The volume and the peak flow values for the estimated DWF, observed sewer flow, IRF model result, and RTK model result are summarized in Table 3. Flowrate 0.3 m3/s is selected to define the beginning and the end of each storm. The observed sewer flow, IRF results, and RTK results are compared to the estimated DWF using the following equation.
\(\text{Compare\ to\ DWF}=\frac{\text{Observed\ sewer}}{\text{Estimated\ DWF}}\times 100\)(16)
The observed sewer flow is three to four times of DWF in volume and three to six times in peaks during the storms. Considering the monitoring location is sanitary only, a great deal of RDII exists in the area.
The IRF result and RTK result are compared to the observed sewer flow using the following equation.
\(\text{Compare to observed RDII}=\frac{\text{Predicted RDII}- \text{Observed RDII}}{\text{Observed RDII}}\times100\)(17)
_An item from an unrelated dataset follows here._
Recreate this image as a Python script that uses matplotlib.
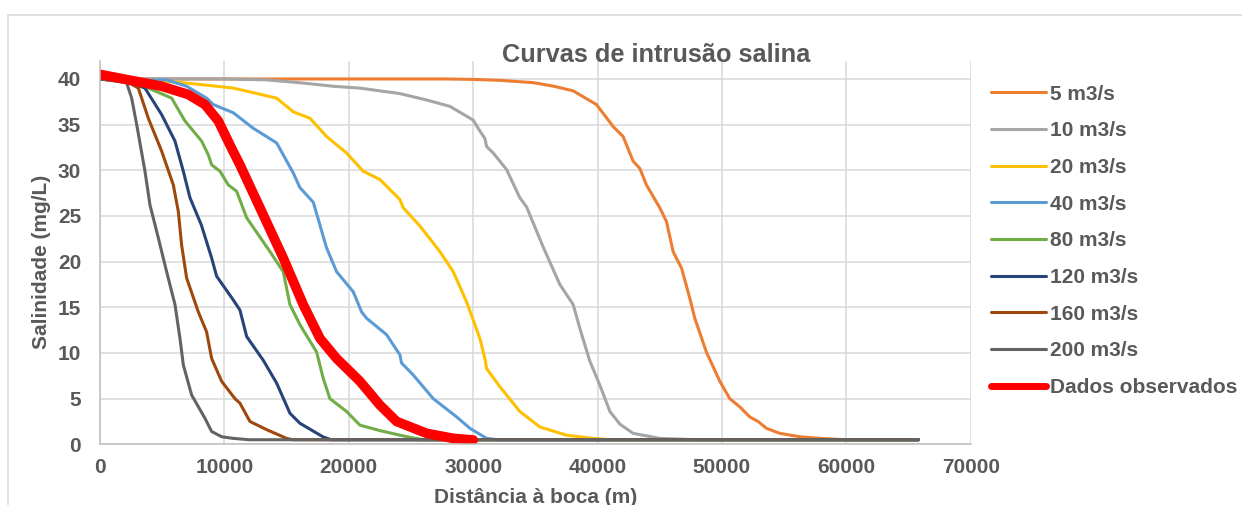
import matplotlib
matplotlib.use("Agg")
import matplotlib.pyplot as plt
from matplotlib.patches import Rectangle

plt.rcParams['font.family'] = ['Liberation Sans', 'DejaVu Sans']
plt.rcParams['font.weight'] = 'bold'

TEXT = '#595959'

# distance from the mouth (m) and salinity (mg/L) for each river discharge
x_5 = [0, 5000, 10000, 15000, 20000, 25000, 28000, 30000, 32150, 34825, 36500, 38040,
       39910, 41250, 42055, 42860, 43400, 43930, 45000, 45540, 46075, 46750, 47415,
       47820, 48750, 49830, 50630, 51435, 52240, 52910, 53580, 54650, 56260, 57865,
       60000, 65800]
y_5 = [40, 40, 40, 40, 40, 40, 40, 39.95, 39.85, 39.6, 39.2, 38.7, 37.2, 34.8, 33.7,
       31.0, 30.2, 28.4, 25.9, 24.4, 21.1, 19.3, 16.0, 13.8, 10.1, 6.9, 5.0, 4.1, 3.0,
       2.5, 1.75, 1.2, 0.83, 0.65, 0.5, 0.5]

x_10 = [0, 5000, 10000, 13400, 16000, 18750, 20895, 22500, 24110, 26255, 28130, 30000,
        30540, 30940, 31080, 31610, 32680, 33750, 34290, 35630, 36970, 38040, 38576,
        39380, 40180, 40990, 41800, 42860, 45000, 48000, 65800]
y_10 = [40, 40, 40, 39.9, 39.6, 39.2, 39.0, 38.7, 38.4, 37.7, 37.0, 35.5, 34.3, 33.5,
        32.6, 31.9, 30.1, 27.0, 26.0, 21.6, 17.5, 15.3, 12.7, 9.1, 6.5, 3.6, 2.2, 1.2,
        0.65, 0.5, 0.5]

x_20 = [0, 2680, 5000, 8037, 10715, 12320, 14200, 15540, 16877, 18217, 19820, 21160,
        22500, 24110, 24380, 25720, 27325, 28395, 29470, 30540, 30940, 31080, 32150,
        33750, 35360, 37505, 39645, 41000, 65800]
y_20 = [40, 40.0, 39.8, 39.4, 39.0, 38.5, 37.9, 36.4, 35.7, 33.7, 31.9, 29.9, 29.0,
        26.8, 25.9, 23.9, 21.1, 18.9, 15.6, 11.6, 9.4, 8.3, 6.3, 3.6, 1.9, 1.0, 0.65,
        0.5, 0.5]

x_40 = [0, 2500, 5360, 6965, 8572, 9108, 10715, 12320, 14200, 15540, 16073, 17146,
        18217, 19020, 20360, 21030, 21430, 23040, 24110, 24245, 25175, 26790, 28670,
        29740, 31080, 32000, 65800]
y_40 = [40, 39.9, 39.9, 39.2, 37.9, 37.2, 36.3, 34.6, 33.0, 29.7, 28.1, 26.5, 21.5,
        18.9, 16.7, 14.5, 13.8, 12.0, 9.8, 8.9, 7.6, 5.0, 3.0, 1.75, 0.65, 0.5, 0.5]

x_80 = [0, 2200, 3884, 5760, 6832, 8170, 8706, 8975, 9644, 10313, 10985, 11790, 13662,
        14732, 15270, 16073, 17415, 17950, 18484, 19820, 20895, 22500, 24110, 25150,
        26000, 65800]
y_80 = [40, 39.7, 39.0, 37.9, 35.4, 33.2, 31.7, 30.6, 29.9, 28.4, 27.7, 24.8, 21.1,
        18.9, 15.3, 13.1, 10.1, 7.2, 5.0, 3.6, 2.1, 1.5, 1.0, 0.7, 0.5, 0.5]

x_120 = [0, 2200, 3616, 4955, 6027, 6698, 7232, 8150, 8975, 9377, 10715, 11250, 11790,
         13125, 14200, 15270, 16073, 17950, 18600, 65800]
y_120 = [40, 39.7, 39.0, 36.1, 33.2, 29.9, 27.0, 24.0, 20.4, 18.4, 15.8, 14.7, 11.8,
         9.2, 6.7, 3.4, 2.3, 0.8, 0.5, 0.5]

x_160 = [0, 2200, 3080, 3884, 4955, 5894, 6296, 6563, 6965, 7903, 8572, 8975, 9778,
         10850, 11250, 12055, 13400, 15000, 15500, 65800]
y_160 = [40, 39.7, 39.0, 35.7, 32.1, 28.4, 25.5, 21.8, 18.2, 14.5, 12.3, 9.4, 6.9, 5.0,
         4.5, 2.5, 1.6, 0.65, 0.5, 0.5]

x_200 = [0, 2140, 2545, 2950, 3616, 4018, 4688, 5356, 6027, 6430, 6698, 7366, 8438,
         8975, 9778, 10700, 12000, 65800]
y_200 = [40, 39.6, 37.9, 35.0, 29.9, 26.2, 22.6, 18.9, 15.3, 11.6, 8.7, 5.4, 2.85, 1.4,
         0.83, 0.65, 0.5, 0.5]

x_obs = [0, 2277, 4955, 7096, 8438, 9510, 10582, 11251, 12858, 14732, 16338, 17680,
         19020, 20895, 22500, 23845, 26255, 28400, 30000]
y_obs = [40.5, 39.9, 39.2, 38.3, 37.2, 35.4, 32.4, 30.6, 25.9, 20.4, 15.3, 11.6, 9.4,
         6.9, 4.3, 2.5, 1.2, 0.65, 0.47]

labels = ['5 m3/s', '10 m3/s', '20 m3/s', '40 m3/s', '80 m3/s', '120 m3/s',
          '160 m3/s', '200 m3/s', 'Dados observados']
colors = ['#ED7D31', '#A5A5A5', '#FFC000', '#5B9BD5', '#70AD47', '#264478',
          '#9E480E', '#636363', '#FF0000']

series = [(x_5, y_5), (x_10, y_10), (x_20, y_20), (x_40, y_40), (x_80, y_80),
          (x_120, y_120), (x_160, y_160), (x_200, y_200), (x_obs, y_obs)]

fig = plt.figure(figsize=(12.42, 5.05), dpi=100)
ax = fig.add_axes([100 / 1242, 60.7 / 505, 870.7 / 1242, 383.6 / 505])

for (xs, ys), lab, col in zip(series, labels, colors):
    lw = 7 if lab == 'Dados observados' else 2.2
    ax.plot(xs, ys, color=col, lw=lw, label=lab,
            solid_capstyle='round', solid_joinstyle='round')

ax.set_xlim(0, 70000)
ax.set_ylim(0, 42)
ax.set_xticks(range(0, 70001, 10000))
ax.set_yticks(range(0, 41, 5))
ax.grid(True, color='#D9D9D9', lw=1.1)
ax.set_axisbelow(True)
for side in ['top', 'right']:
    ax.spines[side].set_visible(False)
for side in ['left', 'bottom']:
    ax.spines[side].set_color('#BFBFBF')
    ax.spines[side].set_linewidth(1.1)
ax.tick_params(axis='both', length=0, labelsize=15, labelcolor=TEXT)
ax.tick_params(axis='y', pad=13.5)
ax.tick_params(axis='x', pad=10)
for t in ax.get_xticklabels() + ax.get_yticklabels():
    t.set_fontweight('bold')

fig.text(656 / 1242, (505 - 62) / 505, 'Curvas de intrusão salina', ha='center',
         va='baseline', fontsize=18.3, fontweight='bold', color=TEXT)
fig.text(42 / 1242, (505 - 262) / 505, 'Salinidade (mg/L)', rotation=90, ha='center',
         va='center', fontsize=15, fontweight='bold', color=TEXT)
fig.text(535.5 / 1242, 2 / 505, 'Distância à boca (m)', ha='center', va='baseline',
         fontsize=15, fontweight='bold', color=TEXT)

leg = fig.legend(loc='upper left', bbox_to_anchor=(991 / 1242, (505 - 84.5) / 505),
                 frameon=False, fontsize=15, handlelength=2.64, handletextpad=0.2,
                 labelspacing=0.85, borderpad=0, borderaxespad=0)
for t in leg.get_texts():
    t.set_color(TEXT)
    t.set_fontweight('bold')
leg.get_lines()[-1].set_linewidth(5)

# outer chart frame
fig.patches.append(Rectangle((8 / 1242, -0.2), 1.2, 0.2 + (505 - 15) / 505,
                             transform=fig.transFigure, fill=False,
                             edgecolor='#D9D9D9', lw=1.1))

fig.savefig('out.png', dpi=100)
Both models underestimated the flow volume; IRF method underestimates flow volume by 9% to 28% and RTK method underestimates flow volume by 4% to 26% compare to monitoring volume. In terms of flow peaks, IRF method overestimated peak flowrate for May 13, May 27, and June 11 storms by 19%, 25%, and 9%, respectively. At the same time IRF method underestimated peak flowrate for May 15, and June 16 by 15% and 8%, respectively. RTK method overestimated peak flowrate consistently from 1% to 16%.
Residual plots of the IRF and the best RTK solutions for the calibration period and the validation period are presented in Figure 8. Residuals are the difference between the observed value of the dependent variable and the predicted value. Each data point has one residual and is defined with the following equation.
Residual = Observed value – Predicted value (18)
Residuals are plotted against the observed value in the x axis. There are clusters of points at low flowrate, which represent tails in the hydrographs. In Figure 8(a), IRF underestimates the peaks as most of the residuals are in the positive side. These points are from the storms in May 15, 2009 and May 27, 2009. This trend is also observed in the validation period and the outliers are from the storms in June 11, 2009 and June 16, 2009 (Figure 8(b)). In validation period, RTK also underestimated peaks as most of high flow points are in the positive side. This means the best RTK solution for the calibration period loses the efficiency in the validation period. This explains the decrease of Nash-Sutcliffe coefficient of RTK method in the validation period as presented in Table 1 and supports that RTK method is more of a curve fitting method with limited physical meaning.